The composer solved the dilemma, unexpectedly, by going in the first direction, but Boulez's reading is sober and civilized, without any touch of the carnival. Too bad, since the reading is so clean and carefuly shaped. Would we expect anything less? Even the dull Riccardo Chailly manages to add more verve to the score. As far as the singers go, they are fine technically but sound drab against Boulez's emotionally inert background.
All in all, I will stick with the composer and Claudio Abbado in this delightful work, which so many conductors seem to appraoch without delight."

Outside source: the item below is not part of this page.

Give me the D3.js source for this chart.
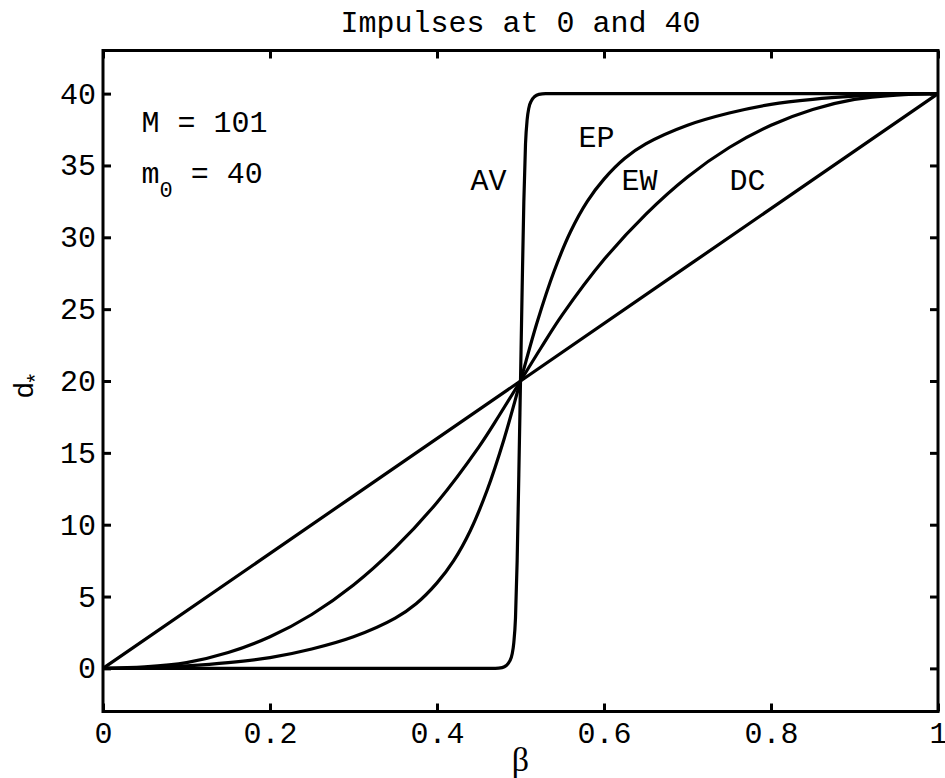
<!DOCTYPE html>
<html>
<head>
<meta charset="utf-8">
<script src="https://cdn.jsdelivr.net/npm/d3@7"></script>
<style>
  html, body { margin: 0; padding: 0; background: #fff; }
  svg { display: block; }
  text { white-space: pre; }
</style>
</head>
<body>
<div id="chart"></div>
<script>
// Optimal displacement d* versus beta for four estimators (impulses at 0 and 40)
const xTicks = [0, 0.2, 0.4, 0.6, 0.8, 1];
const xTickLabels = ["0", "0.2", "0.4", "0.6", "0.8", "1"];
const yTicks = [0, 5, 10, 15, 20, 25, 30, 35, 40];
const yTickLabels = ["0", "5", "10", "15", "20", "25", "30", "35", "40"];

// DC: straight line
const dcBeta = [0, 0.5, 1];
const dcD = [0, 20, 40];

// EW
const ewBeta = [0, 0.05, 0.1, 0.15, 0.2, 0.25, 0.3, 0.35, 0.4, 0.45, 0.475, 0.5,
                0.525, 0.55, 0.6, 0.65, 0.7, 0.75, 0.8, 0.85, 0.9, 0.95, 1];
const ewD = [0, 0.1, 0.4, 1.1, 2.2, 3.75, 5.8, 8.4, 11.55, 15.4, 17.65, 20,
             22.35, 24.6, 28.45, 31.6, 34.2, 36.25, 37.8, 38.9, 39.6, 39.9, 40];

// EP
const epBeta = [0, 0.05, 0.1, 0.15, 0.2, 0.25, 0.3, 0.35, 0.375, 0.4, 0.42, 0.44, 0.46, 0.48, 0.5,
                0.52, 0.54, 0.56, 0.58, 0.6, 0.625, 0.65, 0.7, 0.75, 0.8, 0.85, 0.9, 0.95, 1];
const epD = [0, 0.05, 0.18, 0.4, 0.75, 1.35, 2.2, 3.5, 4.5, 5.95, 7.5, 9.6, 12.4, 15.9, 20,
             24.1, 27.6, 30.4, 32.5, 34.05, 35.5, 36.5, 37.8, 38.65, 39.25, 39.6, 39.82, 39.95, 40];

// AV: nearly a step at beta = 0.5
const avBeta = [0, 0.47, 0.478, 0.483, 0.487, 0.49, 0.492, 0.494, 0.496, 0.498, 0.5,
                0.502, 0.504, 0.506, 0.508, 0.51, 0.513, 0.517, 0.522, 0.53, 1];
const avD = [0, 0, 0.05, 0.2, 0.5, 1.0, 1.8, 3.5, 7.5, 13.5, 20,
             26.5, 32.5, 36.5, 38.2, 39.0, 39.5, 39.8, 39.95, 40, 40];

const seriesNames = ["DC", "EW", "EP", "AV"];
const seriesBeta = [dcBeta, ewBeta, epBeta, avBeta];
const seriesD = [dcD, ewD, epD, avD];

// Curve labels in data coordinates (centre x, baseline y)
const curveLabels = ["AV", "EP", "EW", "DC"];
const curveLabelX = [0.4617, 0.591, 0.6425, 0.7719];
const curveLabelY = [33.3, 36.3, 33.3, 33.3];

const W = 945, H = 778;
const margin = { left: 103, right: 7, top: 50.5, bottom: 66.5 };
const monoFont = "'Liberation Mono', 'Courier New', monospace";

const svg = d3.select("#chart").append("svg")
  .attr("width", W).attr("height", H)
  .attr("viewBox", `0 0 ${W} ${H}`);

const x = d3.scaleLinear().domain([0, 1]).range([margin.left, W - margin.right]);
const y = d3.scaleLinear().domain([-3, 43]).range([H - margin.bottom, margin.top]);

// Curves: smooth spline through the sampled points; the near-step AV
// uses a monotone spline so its corners do not overshoot.
const smoothLine = d3.line()
  .x(d => x(d[0]))
  .y(d => y(d[1]))
  .curve(d3.curveCatmullRom.alpha(0.5));
const stepLine = d3.line()
  .x(d => x(d[0]))
  .y(d => y(d[1]))
  .curve(d3.curveMonotoneX);

const plot = svg.append("g");
seriesNames.forEach((name, i) => {
  const pts = seriesBeta[i].map((b, j) => [b, seriesD[i][j]]);
  plot.append("path")
    .datum(pts)
    .attr("class", "series " + name)
    .attr("fill", "none")
    .attr("stroke", "#000")
    .attr("stroke-width", 3.2)
    .attr("stroke-linejoin", "round")
    .attr("d", name === "AV" ? stepLine : smoothLine);
});

// Axes (ticks pointing inward on all four sides)
const tickLen = 8;
const gBottom = svg.append("g")
  .attr("transform", `translate(0,${y(-3)})`)
  .call(d3.axisBottom(x).tickValues(xTicks)
    .tickFormat((d, i) => xTickLabels[i]).tickSize(-tickLen).tickPadding(0));
gBottom.selectAll("text").attr("y", 31).attr("dy", 0);

const gTop = svg.append("g")
  .attr("transform", `translate(0,${y(43)})`)
  .call(d3.axisTop(x).tickValues(xTicks).tickFormat("").tickSize(-tickLen));

const gLeft = svg.append("g")
  .attr("transform", `translate(${x(0)},0)`)
  .call(d3.axisLeft(y).tickValues(yTicks)
    .tickFormat((d, i) => yTickLabels[i]).tickSize(-tickLen).tickPadding(0));
gLeft.selectAll("text").attr("x", -7).attr("dy", 0).attr("y", 9.5);

const gRight = svg.append("g")
  .attr("transform", `translate(${x(1)},0)`)
  .call(d3.axisRight(y).tickValues(yTicks).tickFormat("").tickSize(-tickLen));

[gBottom, gTop, gLeft, gRight].forEach(g => {
  g.select(".domain").remove();
  g.selectAll(".tick line").attr("stroke", "#000").attr("stroke-width", 3);
  g.selectAll("text")
    .attr("fill", "#000")
    .style("font-family", monoFont)
    .style("font-size", "30px");
});

// Box
svg.append("rect")
  .attr("x", x(0)).attr("y", y(43))
  .attr("width", x(1) - x(0)).attr("height", y(-3) - y(43))
  .attr("fill", "none").attr("stroke", "#000").attr("stroke-width", 3);

// Title
svg.append("text")
  .attr("x", (x(0) + x(1)) / 2).attr("y", 32)
  .attr("text-anchor", "middle")
  .style("font-family", monoFont).style("font-size", "30px")
  .text("Impulses at 0 and 40");

// Axis labels
svg.append("text")
  .attr("x", (x(0) + x(1)) / 2).attr("y", 771)
  .attr("text-anchor", "middle")
  .style("font-family", "'Liberation Serif', 'DejaVu Serif', serif")
  .style("font-size", "34px")
  .text("β");

const yl = svg.append("text")
  .attr("transform", `translate(33,386) rotate(-90)`)
  .attr("text-anchor", "middle")
  .style("font-family", "'Liberation Sans', Arial, sans-serif")
  .style("font-size", "28px");
yl.append("tspan").text("d");
yl.append("tspan").attr("dy", 9).style("font-size", "22px").text("*");

// Curve labels
curveLabels.forEach((t, i) => {
  svg.append("text")
    .attr("x", x(curveLabelX[i])).attr("y", y(curveLabelY[i]))
    .attr("text-anchor", "middle")
    .style("font-family", monoFont).style("font-size", "30px")
    .text(t);
});

// Parameter annotations
svg.append("text")
  .attr("x", x(0.046)).attr("y", y(37.36))
  .style("font-family", monoFont).style("font-size", "30px")
  .text("M = 101");

const m0 = svg.append("text")
  .attr("x", x(0.046)).attr("y", y(33.8))
  .style("font-family", monoFont).style("font-size", "30px");
m0.append("tspan").text("m");
m0.append("tspan").attr("dy", 14).style("font-size", "22px").text("0");
m0.append("tspan").attr("dy", -14).text(" = 40");
</script>
</body>
</html>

Have fun with this toy at home
Dean Frey | Red Deer, AB CANADA | 02/25/2010
(5 out of 5 stars)
"I found Phillip Huscher's interview with conductor Pierre Boulez, included in the booklet of this new CD on the Chicago Symphony's CSO Resound label, to be very illuminating. Boulez isn't at all shy about expressing his dislike for Stravinsky's neo-classical music, but he makes an exception for a work written in 1919. "Pulcinella is a different matter," he says, "because Pulcinella is a game." If so, this is a game that Boulez and his outstanding musicians play better than anyone. Recorded live at Chicago's Symphony Center exactly one year ago (February & March, 2009), this music just about jumps off the disc, it's so alive, so life-like, so real. Boulez and his crew have a number of advantages. First of all, they're recording the complete score of the ballet, rather than the better-known suite. Secondly, the music is recorded live over a number of performances, so we have the best combination of being-at-the-concert excitement and technical perfection. And thirdly, the producer, engineer, and post-production staff have assembled an amazingly life-like sound world on the hybrid SACD disc. "Pulcinella is a work I like to conduct, because it's like a toy within your hands" says Boulez. Listening to this disc in a good surround-sound setup is like playing with that toy at home. [Figures sold separately].
I've focused on Pulcinella, which I love, and which takes up the bulk of this disc. But I'm just as impressed with the 1945 Symphony in Three Movements and the 1929 orchestral arrangement of the Four Etudes. This is very highly recommended!"